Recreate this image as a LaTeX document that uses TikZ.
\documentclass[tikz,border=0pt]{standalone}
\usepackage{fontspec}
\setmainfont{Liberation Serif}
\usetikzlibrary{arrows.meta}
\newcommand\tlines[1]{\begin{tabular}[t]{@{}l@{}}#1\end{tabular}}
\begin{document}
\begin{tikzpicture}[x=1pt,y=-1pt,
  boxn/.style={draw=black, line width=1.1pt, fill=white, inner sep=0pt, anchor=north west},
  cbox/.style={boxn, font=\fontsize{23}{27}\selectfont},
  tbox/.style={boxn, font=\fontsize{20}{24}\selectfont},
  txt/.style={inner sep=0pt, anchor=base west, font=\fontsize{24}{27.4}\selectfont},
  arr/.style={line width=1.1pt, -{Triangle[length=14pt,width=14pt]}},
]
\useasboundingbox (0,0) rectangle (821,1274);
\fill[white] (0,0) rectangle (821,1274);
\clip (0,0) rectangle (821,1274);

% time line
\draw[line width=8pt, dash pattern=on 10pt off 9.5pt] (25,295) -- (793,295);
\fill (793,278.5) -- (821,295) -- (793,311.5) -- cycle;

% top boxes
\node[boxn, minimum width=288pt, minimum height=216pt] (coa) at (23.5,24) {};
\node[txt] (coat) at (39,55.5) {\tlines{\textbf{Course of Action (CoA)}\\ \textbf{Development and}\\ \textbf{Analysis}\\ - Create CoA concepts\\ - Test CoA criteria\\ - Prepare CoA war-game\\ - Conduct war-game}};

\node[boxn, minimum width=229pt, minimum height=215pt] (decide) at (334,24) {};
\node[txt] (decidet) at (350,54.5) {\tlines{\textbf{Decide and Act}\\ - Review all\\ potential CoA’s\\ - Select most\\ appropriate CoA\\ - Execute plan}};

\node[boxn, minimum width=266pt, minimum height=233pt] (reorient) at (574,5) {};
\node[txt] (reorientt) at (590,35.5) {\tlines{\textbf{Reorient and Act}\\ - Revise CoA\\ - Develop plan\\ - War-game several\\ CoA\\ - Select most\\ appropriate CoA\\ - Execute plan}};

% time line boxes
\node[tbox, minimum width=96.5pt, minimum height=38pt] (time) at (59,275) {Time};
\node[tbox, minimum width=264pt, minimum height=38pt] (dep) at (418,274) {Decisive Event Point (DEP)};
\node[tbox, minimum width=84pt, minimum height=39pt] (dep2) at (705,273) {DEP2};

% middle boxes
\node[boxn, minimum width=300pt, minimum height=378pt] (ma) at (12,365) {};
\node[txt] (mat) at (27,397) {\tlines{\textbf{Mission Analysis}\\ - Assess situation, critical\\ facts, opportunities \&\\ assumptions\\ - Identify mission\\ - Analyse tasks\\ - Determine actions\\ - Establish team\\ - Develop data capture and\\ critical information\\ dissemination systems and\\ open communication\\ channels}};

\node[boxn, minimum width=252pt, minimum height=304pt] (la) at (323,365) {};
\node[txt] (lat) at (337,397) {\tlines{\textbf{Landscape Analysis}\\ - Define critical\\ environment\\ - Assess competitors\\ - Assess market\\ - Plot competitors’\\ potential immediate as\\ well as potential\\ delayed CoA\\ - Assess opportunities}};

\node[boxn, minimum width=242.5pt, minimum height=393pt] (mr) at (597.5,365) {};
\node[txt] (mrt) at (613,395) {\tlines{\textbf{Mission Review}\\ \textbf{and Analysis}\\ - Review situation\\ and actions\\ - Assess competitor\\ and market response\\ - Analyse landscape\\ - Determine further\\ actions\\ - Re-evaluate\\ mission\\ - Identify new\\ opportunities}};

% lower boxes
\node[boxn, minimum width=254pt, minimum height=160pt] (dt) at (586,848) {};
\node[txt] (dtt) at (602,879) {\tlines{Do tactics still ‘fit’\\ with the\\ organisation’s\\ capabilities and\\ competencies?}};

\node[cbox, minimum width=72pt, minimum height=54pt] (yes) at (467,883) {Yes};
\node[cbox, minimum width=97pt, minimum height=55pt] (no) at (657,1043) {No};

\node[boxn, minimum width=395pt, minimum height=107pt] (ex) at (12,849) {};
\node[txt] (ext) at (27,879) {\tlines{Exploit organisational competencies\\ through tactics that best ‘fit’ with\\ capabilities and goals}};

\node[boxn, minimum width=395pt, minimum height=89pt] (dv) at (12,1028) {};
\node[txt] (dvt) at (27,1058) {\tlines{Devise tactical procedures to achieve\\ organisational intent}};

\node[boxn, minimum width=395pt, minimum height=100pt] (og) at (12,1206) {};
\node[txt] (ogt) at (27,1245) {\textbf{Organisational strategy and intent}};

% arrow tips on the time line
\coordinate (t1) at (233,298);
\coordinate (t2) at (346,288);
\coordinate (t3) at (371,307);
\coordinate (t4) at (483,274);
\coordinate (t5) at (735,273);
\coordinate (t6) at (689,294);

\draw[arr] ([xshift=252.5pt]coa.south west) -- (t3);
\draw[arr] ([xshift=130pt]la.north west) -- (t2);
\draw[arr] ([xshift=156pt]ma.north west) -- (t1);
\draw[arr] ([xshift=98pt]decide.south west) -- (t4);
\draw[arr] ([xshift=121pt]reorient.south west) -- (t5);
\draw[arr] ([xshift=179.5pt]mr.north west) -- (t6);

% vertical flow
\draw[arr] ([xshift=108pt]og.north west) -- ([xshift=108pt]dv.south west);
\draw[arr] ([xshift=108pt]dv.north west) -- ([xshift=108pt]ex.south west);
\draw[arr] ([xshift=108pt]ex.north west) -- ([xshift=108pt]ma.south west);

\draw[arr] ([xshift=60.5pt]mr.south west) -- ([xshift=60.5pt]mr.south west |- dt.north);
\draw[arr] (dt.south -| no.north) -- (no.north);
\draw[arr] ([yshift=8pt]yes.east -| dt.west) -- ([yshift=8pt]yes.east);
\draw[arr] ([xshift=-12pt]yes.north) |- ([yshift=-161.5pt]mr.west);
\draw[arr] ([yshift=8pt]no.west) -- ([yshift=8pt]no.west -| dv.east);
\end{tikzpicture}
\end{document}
+ + +
**EXERCISE GOAL:**
Return the opening line of the data and every line after it through the line containing "(decidet) at (350,54.5)", please, exactly as written and with nothing added.

**WRITTEN RESPONSE:**
Recreate this image as a LaTeX document that uses TikZ.
\documentclass[tikz,border=0pt]{standalone}
\usepackage{fontspec}
\setmainfont{Liberation Serif}
\usetikzlibrary{arrows.meta}
\newcommand\tlines[1]{\begin{tabular}[t]{@{}l@{}}#1\end{tabular}}
\begin{document}
\begin{tikzpicture}[x=1pt,y=-1pt,
  boxn/.style={draw=black, line width=1.1pt, fill=white, inner sep=0pt, anchor=north west},
  cbox/.style={boxn, font=\fontsize{23}{27}\selectfont},
  tbox/.style={boxn, font=\fontsize{20}{24}\selectfont},
  txt/.style={inner sep=0pt, anchor=base west, font=\fontsize{24}{27.4}\selectfont},
  arr/.style={line width=1.1pt, -{Triangle[length=14pt,width=14pt]}},
]
\useasboundingbox (0,0) rectangle (821,1274);
\fill[white] (0,0) rectangle (821,1274);
\clip (0,0) rectangle (821,1274);

% time line
\draw[line width=8pt, dash pattern=on 10pt off 9.5pt] (25,295) -- (793,295);
\fill (793,278.5) -- (821,295) -- (793,311.5) -- cycle;

% top boxes
\node[boxn, minimum width=288pt, minimum height=216pt] (coa) at (23.5,24) {};
\node[txt] (coat) at (39,55.5) {\tlines{\textbf{Course of Action (CoA)}\\ \textbf{Development and}\\ \textbf{Analysis}\\ - Create CoA concepts\\ - Test CoA criteria\\ - Prepare CoA war-game\\ - Conduct war-game}};

\node[boxn, minimum width=229pt, minimum height=215pt] (decide) at (334,24) {};
\node[txt] (decidet) at (350,54.5) {\tlines{\textbf{Decide and Act}\\ - Review all\\ potential CoA’s\\ - Select most\\ appropriate CoA\\ - Execute plan}};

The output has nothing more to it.